だから終戦後に米国側が日本の核爆弾研究の有無を調査に来たとき、荒勝氏は自分たちの研究資料を包み隠さず見せたのだ。

にもかかわらず、米国の調査団は実験設備を破壊し、長年積み重ねた研究資料まで没収した。実直な荒勝氏の落胆は、いかばかりだっただろうか。荒勝氏と直接そのやりとりをした米国担当者は「軍の司令でやむを得なかったとはいえ、その行動を恥じて後悔している」と、後に語ったという。

また、荒勝氏は兵器開発につながりかねない危険な研究を引き受けた理由は「少しでも学生に研究をさせてやりたかった。兵隊にとられる研究者を減らしたかった」という主旨だったそうだ。

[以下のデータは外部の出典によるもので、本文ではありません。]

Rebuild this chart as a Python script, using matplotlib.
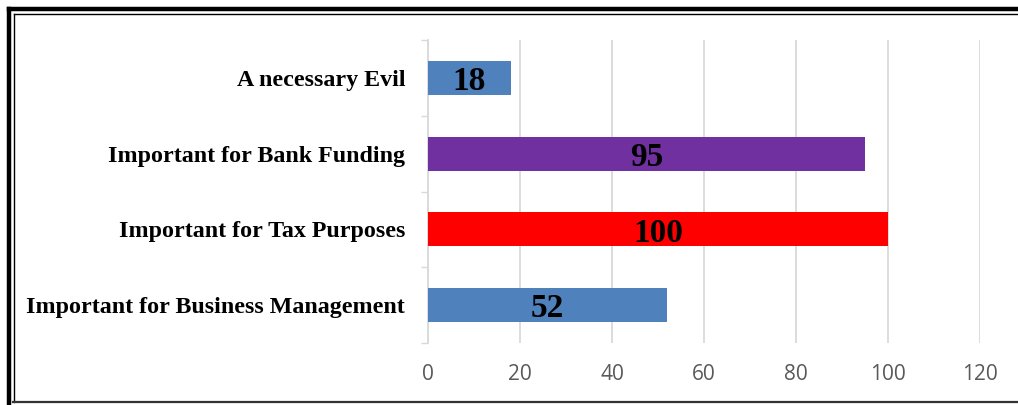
import matplotlib
matplotlib.use("Agg")
import matplotlib.pyplot as plt
from matplotlib.lines import Line2D

categories = ["Important for Business Management", "Important for Tax Purposes",
              "Important for Bank Funding", "A necessary Evil"]
values = [52, 100, 95, 18]
colors = ["#4F81BD", "#FF0000", "#7030A0", "#4F81BD"]
xticks = [0, 20, 40, 60, 80, 100, 120]

W, H = 1018, 405
fig = plt.figure(figsize=(W / 100, H / 100), dpi=100)
ax = fig.add_axes([428 / W, 1 - 343 / H, (980 - 428) / W, (343 - 40) / H])

y = list(range(len(categories)))
ax.barh(y, values, height=0.45, color=colors, zorder=3)
ax.set_xlim(0, 120)
ax.set_ylim(-0.5, len(categories) - 0.5)
ax.set_xticks(xticks)
ax.set_xticklabels([str(t) for t in xticks], fontsize=15, color="#595959", family="Open Sans")
ax.tick_params(axis="x", length=0, pad=15)
ax.set_yticks(y)
ax.set_yticklabels(categories, fontsize=17.3, fontweight="bold", family="Liberation Serif",
                   va="center_baseline")
ax.tick_params(axis="y", length=0, pad=16.5)
ax.set_yticks([i - 0.5 for i in range(len(categories) + 1)], minor=True)
ax.tick_params(axis="y", which="minor", length=5, color="#D9D9D9", width=1)
ax.grid(axis="x", color="#D9D9D9", linewidth=1.3, zorder=0)
for s in ["top", "right", "bottom"]:
    ax.spines[s].set_visible(False)
ax.spines["left"].set_color("#D9D9D9")
ax.spines["left"].set_linewidth(1.3)

for yi, v in zip(y, values):
    ax.text(v / 2, yi - 0.05, str(v), ha="center", va="center", fontsize=24,
            fontweight="bold", family="Liberation Serif", color="black", zorder=4)

def fx(px):
    return px / W

def fy(py):
    return 1 - py / H

# outer thick border
fig.add_artist(Line2D([fx(9), fx(9)], [fy(405), fy(9)], color="black", linewidth=3.2))
fig.add_artist(Line2D([fx(9), fx(1018)], [fy(9), fy(9)], color="black", linewidth=3.2))
# inner thin border
fig.add_artist(Line2D([fx(13.5), fx(13.5)], [fy(402), fy(14)], color="black", linewidth=1.0))
fig.add_artist(Line2D([fx(13.5), fx(1018)], [fy(14), fy(14)], color="black", linewidth=1.0))
# bottom line
fig.add_artist(Line2D([fx(13), fx(1018)], [fy(402), fy(402)], color="#333333", linewidth=1.6))

fig.savefig("out.png", dpi=100)
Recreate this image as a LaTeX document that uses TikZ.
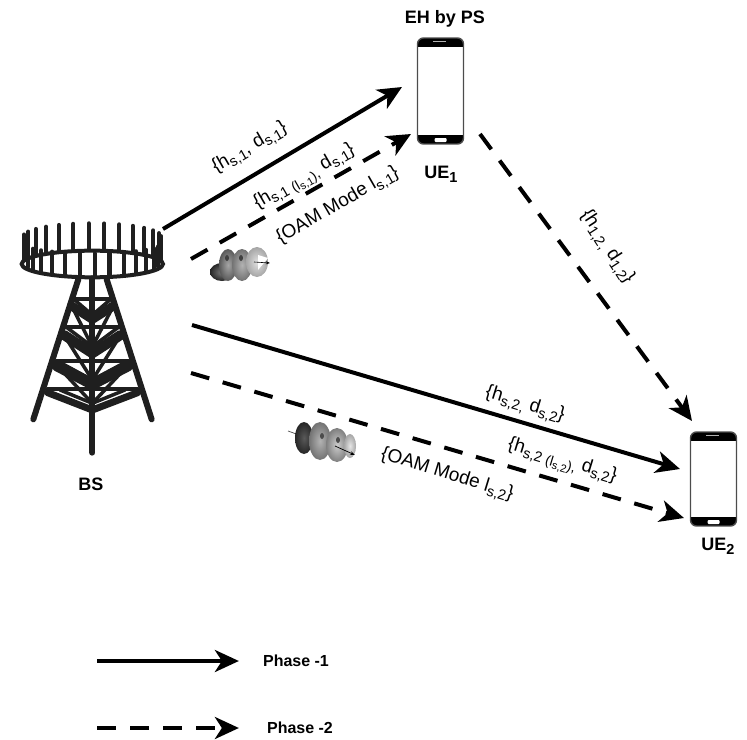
\documentclass[tikz,border=0pt]{standalone}
\usepackage{fontspec}
\setmainfont{Liberation Sans}
\usetikzlibrary{arrows.meta, positioning}
\newcommand{\sbs}[1]{\raisebox{-0.4ex}{\fontsize{14.5}{15}\selectfont #1}}
\newcommand{\ssbs}[1]{\raisebox{-0.05ex}{\fontsize{14}{15}\selectfont #1}}
\newcommand{\tsbs}[1]{\raisebox{-0.3ex}{\fontsize{11}{12}\selectfont #1}}
\tikzset{
  phase1/.style={line width=4pt, black, -{Stealth[length=24pt, width=22pt, inset=7pt]}},
  phase2/.style={line width=4pt, black, dash pattern=on 19pt off 14pt, -{Stealth[length=24pt, width=22pt, inset=7pt]}},
  boldlabel/.style={font=\fontsize{18}{20}\selectfont\bfseries, inner sep=0pt},
  legendlabel/.style={font=\fontsize{16}{18}\selectfont\bfseries, inner sep=0pt},
  linklabel/.style={font=\fontsize{19}{20}\selectfont, inner sep=0pt},
  towerline/.style={draw=black!88, line cap=round},
  phonebox/.style={draw=black!70, line width=1.4pt, rounded corners=6pt, minimum width=46pt, inner sep=0pt,
    path picture={
      \fill[black, sharp corners] (path picture bounding box.north west) rectangle ([yshift=-9pt]path picture bounding box.north east);
      \fill[black, sharp corners] (path picture bounding box.south west) rectangle ([yshift=9pt]path picture bounding box.south east);
      \fill[white, rounded corners=1pt] ([xshift=-6pt, yshift=2pt]path picture bounding box.south) rectangle ([xshift=6pt, yshift=6pt]path picture bounding box.south);
      \fill[black!30, sharp corners] ([xshift=-8pt, yshift=-2.5pt]path picture bounding box.north) rectangle ([xshift=5pt, yshift=-3.5pt]path picture bounding box.north);
    }},
}
\begin{document}
\begin{tikzpicture}[x=1pt, y=-1pt]
  \useasboundingbox (0,0) rectangle (747,739);

  % Tower, in a scope at 1/3 scale
  \begin{scope}[x=0.3333pt, y=-0.3333pt, yshift=-200pt]
    % Back spikes
    \foreach \a in {2,15,...,178} {
      \draw[towerline, line width=4.2pt] ({277+207*cos(\a)}, {190-38*sin(\a)}) -- ({277+207*cos(\a)}, {110-40*sin(\a)});
    }
    % Ring
    \draw[draw=black!88, line width=4pt, fill=white] (277,192) ellipse (212 and 40);
    % Front spikes
    \foreach \a in {10,23,...,175} {
      \draw[towerline, line width=4.2pt] ({277+200*cos(\a)}, {192+38*sin(\a)}) -- ({277+200*cos(\a)}, {135+25*sin(\a)});
    }
    % Legs
    \draw[towerline, line width=6pt] (235,238) -- (100,658);
    \draw[towerline, line width=6pt] (320,238) -- (455,658);
    \draw[towerline, line width=6pt] (277,235) -- (277,758);
    % Cross pieces
    \draw[towerline, line width=4pt] (222,298) -- (332,298);
    \draw[towerline, line width=4pt] (197,380) -- (358,380);
    \draw[towerline, line width=4pt] (170,482) -- (385,482);
    \draw[towerline, line width=4pt] (143,568) -- (413,568);
    % Chevrons
    \draw[towerline, line width=7pt, line join=round] (143,578) -- (277,630) -- (413,578);
    \draw[towerline, line width=11pt, line join=round] (170,497) -- (277,553) -- (385,497);
    \draw[towerline, line width=10pt, line join=round] (192,405) -- (277,460) -- (362,405);
    \draw[towerline, line width=9pt, line join=round] (215,318) -- (277,358) -- (340,318);
    \draw[towerline, line width=3.5pt, line join=round] (180,570) -- (277,610) -- (375,570);
    \draw[towerline, line width=3.5pt, line join=round] (222,298) -- (277,345) -- (332,298);
    \draw[towerline, line width=3.5pt, line join=round] (197,380) -- (277,440) -- (358,380);
    \draw[towerline, line width=3.5pt, line join=round] (170,482) -- (277,540) -- (385,482);
    \draw[towerline, line width=3.5pt] (215,318) -- (277,440) -- (340,318);
    \draw[towerline, line width=3.5pt] (192,405) -- (277,540) -- (362,405);
    \draw[towerline, line width=3.5pt] (170,495) -- (277,610) -- (385,495);
  \end{scope}

  % OAM beam 1
  \shade[inner color=black!50, outer color=black!85] (222,272) ellipse (12 and 9);
  \shade[inner color=black!35, outer color=black!65] (228,265) ellipse (9 and 16);
  \shade[inner color=black!30, outer color=black!55] (242,265) ellipse (10 and 16);
  \shade[inner color=black!12, outer color=black!35] (257,262) ellipse (11 and 15);
  \fill[black!75] (227,258) ellipse (2 and 3);
  \fill[black!75] (241,258) ellipse (2 and 3);
  \fill[white] (258,255) -- (268,258) -- (258,270) -- cycle;
  \draw[black, -{Stealth[length=4pt]}, line width=0.6pt] (254,262) -- (270,263);

  % OAM beam 2
  \draw[black!70, line width=0.7pt] (288,431) -- (302,436);
  \shade[inner color=black!65, outer color=black!85] (304,438) ellipse (9 and 16);
  \shade[inner color=black!30, outer color=black!55] (320,441) ellipse (11 and 19);
  \shade[inner color=black!20, outer color=black!50] (337,445) ellipse (11 and 17);
  \shade[inner color=black!10, outer color=black!35] (350,446) ellipse (6 and 12);
  \fill[black!70] (322,436) ellipse (2 and 3);
  \fill[black!70] (338,440) ellipse (2 and 3);
  \draw[black, -{Stealth[length=5pt]}, line width=0.7pt] (335,446) -- (355,455);

  % User phones
  \node[phonebox, minimum height=106pt] (ue1) at (440.5,91) {};
  \node[phonebox, minimum height=94pt] (ue2) at (713.5,479) {};

  % Labels of the nodes
  \node[boldlabel] (ehps) at (445,19) {EH by PS};
  \node[boldlabel] (ue1lab) at (441,174) {UE\sbs{1}};
  \node[boldlabel] (ue2lab) at (718,546) {UE\sbs{2}};
  \node[boldlabel] (bslab) at (91,484) {BS};

  % Free ends of the links
  \coordinate (bsa) at (163,229);
  \coordinate (bsb) at (191,259);
  \coordinate (bsc) at (192,325);
  \coordinate (bsd) at (191,373);
  \coordinate (uea) at (402,87);
  \coordinate (ueb) at (411,134);
  \coordinate (uec) at (480,134);
  \coordinate (ued) at (692,421);
  \coordinate (uee) at (680,469);
  \coordinate (uef) at (684,518);

  % Links
  \draw[phase1] (bsa) -- (uea);
  \draw[phase2] (bsb) -- (ueb);
  \draw[phase2] (uec) -- (ued);
  \draw[phase1] (bsc) -- (uee);
  \draw[phase2] (bsd) -- (uef);

  % Link labels
  \node[linklabel, rotate=30] (l1) at (250,148) {\{h\sbs{s,1}, d\sbs{s,1}\}};
  \node[linklabel, rotate=30] (l2) at (305,178) {\{h\sbs{s,1 \ssbs{(l\tsbs{s,1})},} d\sbs{s,1}\}};
  \node[linklabel, rotate=30] (l3) at (338,206) {\{OAM Mode l\sbs{s,1}\}};
  \node[linklabel, rotate=-57] (l4) at (607,247) {\{h\sbs{1,2,} d\sbs{1,2}\}};
  \node[linklabel, rotate=-17] (l5) at (525,405) {\{h\sbs{s,2,} d\sbs{s,2}\}};
  \node[linklabel, rotate=-17] (l6) at (562,462) {\{h\sbs{s,2 \ssbs{(l\tsbs{s,2})},} d\sbs{s,2}\}};
  \node[linklabel, rotate=-17] (l7) at (447,475) {\{OAM Mode l\sbs{s,2}\}};

  % Legend
  \node[legendlabel] (ph1) at (296,661) {Phase -1};
  \node[legendlabel] (ph2) at (300,728) {Phase -2};
  \coordinate (lega) at (97,661);
  \coordinate (legb) at (97,728);
  \draw[phase1] (lega) -- ([xshift=-24pt]ph1.west);
  \draw[phase2] (legb) -- ([xshift=-28pt]ph2.west);
\end{tikzpicture}
\end{document}
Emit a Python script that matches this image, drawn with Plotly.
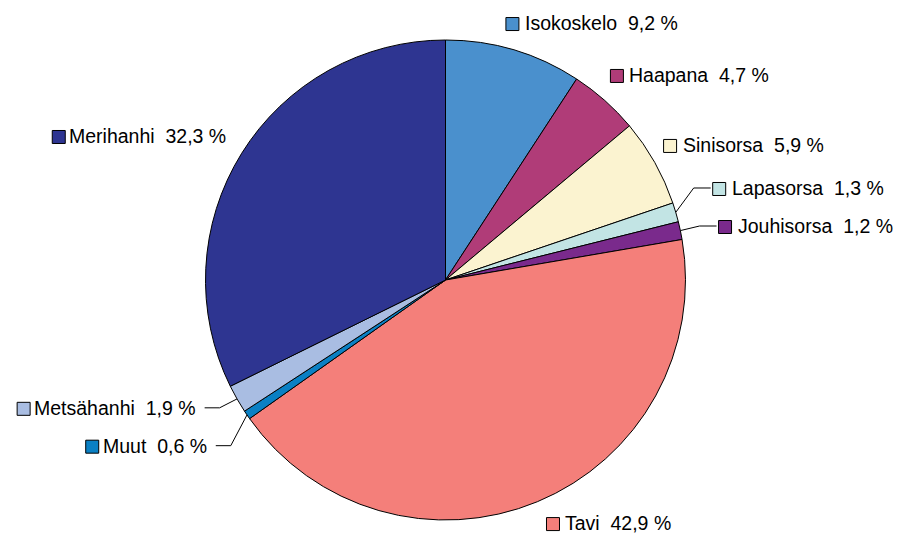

番組の中では他にも様々なエピソードが語られるが、印象的だったのは荒勝氏がドイツ留学時にアインシュタイン博士の授業を受け、自宅にお邪魔して語り合ったという事だ。さらに荒勝氏はアインシュタイン博士の事を「研究はもちろん、人格的にも桁違いに素晴らしい方だ」とベタ褒めしたという。

そしてもう一つ。終戦後広島の原爆について調査に行った荒勝氏の教え子たちが、1945年9月の枕崎台風の被害で亡くなったという話だ。せっかく終戦を迎えたのに、自然災害とはいえ巻き込まれて生命を失うなんて酷すぎると思った。

戦争について、原爆について、知らない事はまだまだある事を思い知らされた番組だった。世界中の優秀な科学者たちが力を合わせれば、兵器も作れるが平和も築けるはずだ。後者のために、その優秀な頭脳を活かして欲しいと切に願う。